The Limit

"No."
It's a complete sentence, and a loaded one at that. It's also a very important one to have in your personal dictionary and repertoire. Sometimes the sentence might require a reason, but sometimes that reason is allowed to be held tight to your chest. This is crucial. It is your reason, and your reason alone. If you want someone to understand why you are saying no then by all means, explain away. But don't feel like you have to give one. It's YOUR heart, YOUR head, and YOUR life. 

I'm not sure about your stance on this, but for me, saying no is difficult. I'm not 100% a people pleaser but I'd say that I hate letting people down. I have a huge conscience. Not only is it big but it's obnoxiously loud, so much so that no matter what is happening I can always hear it. The little angel on my shoulder kicked the devil off a long time ago. 

It's something I pride myself on. I am a caring and kind person, who puts everyone before myself. But it is also a problem. I've been told that I'm very sweet, kind, and generous, which are all qualities that I am proud to have, and ones that I respect in others. But make no mistake that when you've wronged me, I can be feisty. There is absolutely no reason to be labeled one way or the other; be both and be proud! 

Saying no is important. Be kind and caring but don't let people walk all over you. People will start to expect things from you. You become reliable, and that's a great thing, but learning to understand your own limit is crucial to your own well being.  Everyone has a limit, and you'll know when you've hit it. To accept it and move forward is key. It comes to a point where you have to remember your own health. 

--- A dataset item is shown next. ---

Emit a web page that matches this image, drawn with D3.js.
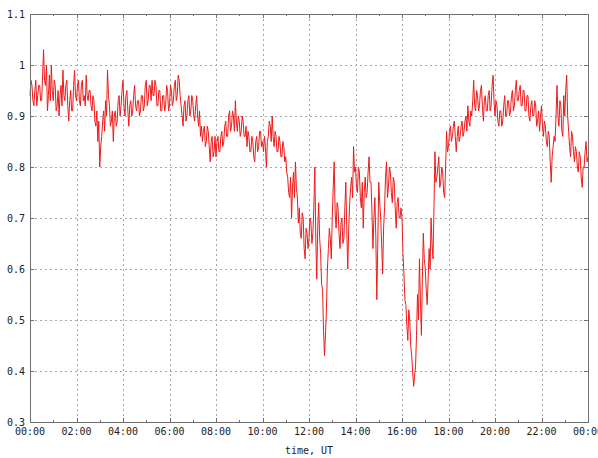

I don't want to draw too much attention to the obvious counter argument; by this I mean those people who are hopelessly selfish. and yes, it is possible to say no too often. Especially when you are able to say yes and help someone out. What I'm trying to do here is demonstrate that there is balance required. It's a balance that is so important to establish. Life is a balancing act and requires some give and take action. Too much one way or the other and you are left alone as either the unreliable one or the one that is constantly being taken advantage of. 

My point is, don't feel guilty for saying no. Whatever you are saying no to is not your problem to deal with. Help if you can and want to, but don't take on someone else's stress. That isn't fair to YOU.